++++ DATA EXCERPT
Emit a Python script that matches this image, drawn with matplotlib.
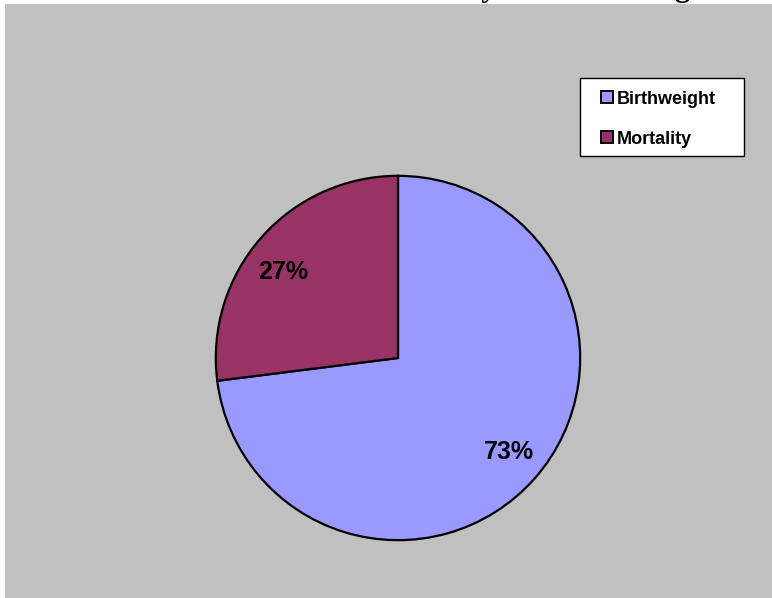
import matplotlib

matplotlib.use("Agg")
import matplotlib.pyplot as plt
from matplotlib.patches import Rectangle
from matplotlib.transforms import offset_copy

# data
labels = ["Birthweight", "Mortality"]
shares = [73, 27]
colors = ["#9999FF", "#993366"]
title = "Mortality and Birthweight"

W, H = 772, 598
fig = plt.figure(figsize=(W / 100, H / 100), dpi=100, facecolor="white")


def px(x, y):
    # pixel coords from top-left -> figure fraction
    return x / W, 1 - y / H


# grey chart area (white strip along top and left edge)
bg = fig.add_axes([5 / W, 0, 1 - 5 / W, (H - 4) / H], zorder=0)
bg.set_facecolor("#C0C0C0")
bg.set_xticks([])
bg.set_yticks([])
for s in bg.spines.values():
    s.set_visible(False)

# title is clipped off the top, only descenders show
fig.text(371 / W, 1 + 4 / H, title, ha="left", va="baseline",
         family="Liberation Serif", fontweight="bold", fontsize=22, zorder=5)

cx, cy, r = 398, 358, 184
ax = fig.add_axes([(cx - r) / W, (H - cy - r) / H, 2 * r / W, 2 * r / H], zorder=2)
ax.set_facecolor("none")
wedges, _, autotexts = ax.pie(
    shares, colors=colors, startangle=90, counterclock=False,
    autopct="%d%%", pctdistance=0.78, radius=1,
    wedgeprops=dict(edgecolor="black", linewidth=1.6),
    textprops=dict(family="Liberation Sans", fontweight="bold", fontsize=18),
)
# small nudges so the labels sit where the original placed them
for t, (dx, dy) in zip(autotexts, [(4, 0), (-8, -8)]):
    t.set_transform(offset_copy(t.get_transform(), fig=fig, x=dx, y=dy, units="dots"))
ax.set_xlim(-1.01, 1.01)
ax.set_ylim(-1.01, 1.01)
ax.set_aspect("equal")
ax.axis("off")

# legend box drawn by hand to match the old-style layout
x0, y0 = px(580, 156)
x1, y1 = px(744, 78)
fig.patches.append(Rectangle((x0, y0), x1 - x0, y1 - y0, transform=fig.transFigure,
                             facecolor="white", edgecolor="black", linewidth=1.0,
                             zorder=6))
for i, (lab, col) in enumerate(zip(labels, colors)):
    yc = 97 + 40 * i
    sx, sy = px(601, yc + 6)
    fig.patches.append(Rectangle((sx, sy), 12 / W, 12 / H, transform=fig.transFigure,
                                 facecolor=col, edgecolor="black", linewidth=1.4,
                                 zorder=7))
    tx, ty = px(617, yc)
    fig.text(tx, ty, lab, ha="left", va="center_baseline", family="Liberation Sans",
             fontweight="bold", fontsize=13, zorder=7)

fig.savefig("out.png", dpi=100, facecolor="white")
++++++++
WHAT THE TASK ASKS =
Lines of the material that contain the word "matplotlib" are to be gathered.

RESPONSE =
Emit a Python script that matches this image, drawn with matplotlib.
import matplotlib
matplotlib.use("Agg")
import matplotlib.pyplot as plt
from matplotlib.patches import Rectangle
from matplotlib.transforms import offset_copy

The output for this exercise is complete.